Video instance segmentation models like VITA excel at identifying objects within individual frames but often struggle to maintain consistent object identities across time, leading to ID switches where the same object receives different labels in subsequent frames. This project addresses this limitation by integrating a temporal association module inspired by TCOVIS methods into VITA's architecture. The module learns to associate object tokens across frames through learned embeddings, a memory bank with exponential moving average updates, and Hungarian algorithm-based optimal matching. This project was done as a class project for the CMSC848k course at the University Of Maryland, College Park.
Github: https://github.com/Kaustubh484/TCOVITA
Our implementation features a lightweight 2-layer MLP embedding head that generates comparable instance representations over time, enabling robust temporal consistency without extensive architectural changes. The temporal association module operates as a post-processing tracker that works with pre-computed segmentations, making it practical for individual research efforts while maintaining research validity. This approach focuses on the core challenge of temporal object association rather than full model retraining.
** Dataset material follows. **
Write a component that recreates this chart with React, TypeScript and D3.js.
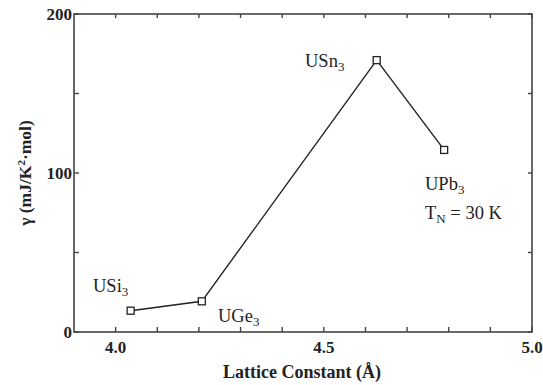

Qualitative results of TCOVITA compared to baseline on YouTube-VOS 2019, demonstrating superior temporal consistency in settings with fast movement and occlusion. Check out the full project report: https://drive.google.com/file/d/1DZahKQqKB0zEfvRJVgFYd0SLVmWfZgZA/view?usp=sharing
This project develops an end-to-end autonomous navigation system for quadcopters using deep reinforcement learning in PyBullet simulation. I implemented and compared three state-of-the-art algorithms (Soft Actor-Critic, Deep Deterministic Policy Gradient, and Proximal Policy Optimization) for waypoint-following tasks in 3D environments. The SAC model achieved 94.2% waypoint completion with smooth, efficient trajectories, outperforming traditional PID controllers that require extensive manual tuning. The system features a modular architecture supporting multiple sensor modalities (LiDAR, depth, RGB cameras) and curriculum learning that reduced training time by 67%.
The project addresses critical challenges in DRL-based robotics including reward shaping to prevent early termination behaviors, action smoothing for stable flight dynamics, and progressive task difficulty scaling. Key technical contributions include a physics-based Crazyflie 2.X simulation with 240Hz dynamics, an 18-dimensional state representation using body-frame coordinates, and comprehensive reward engineering that balances exploration and goal-reaching. The system runs headless at 4-5× real-time speed, making it practical for large-scale experimentation. This work demonstrates the viability of model-free reinforcement learning for continuous control in robotics and establishes a foundation for future research in obstacle avoidance and sim-to-real transfer.
Github: https://github.com/Kaustubh484/pybullet-drone-navigation
This project presents a comprehensive performance comparison of two leading Large Language Model serving frameworks, vLLM and SGLang, evaluating their efficiency in production-scale deployment scenarios. I conducted systematic benchmarking across three key dimensions: concurrency handling (batch request processing), workload scalability (varying prompt complexity), and system stress testing. Using a quantized Mistral-7B-Instruct model on consumer hardware (RTX 4060, 8GB VRAM), the evaluation measured critical metrics including latency, throughput, GPU utilization, memory efficiency, and thermal performance under realistic production workloads.
The results demonstrate SGLang's superior average-case performance, maintaining 52-53 tokens/second throughput across increasing batch sizes while vLLM degraded to below 30 tokens/second at concurrency level 8. SGLang achieved 10% lower latency across all workload types, 96.1% GPU utilization compared to vLLM's 91.1%, and notably operated 15°C cooler despite higher hardware saturation. However, tail latency analysis revealed an important tradeoff: while SGLang dominated P50-P90 percentiles with 12.5% faster median response times, vLLM provided better worst-case guarantees at P95-P99, making it more suitable for strict SLA requirements. This analysis provides actionable insights for selecting appropriate serving infrastructure based on specific deployment constraints and performance priorities.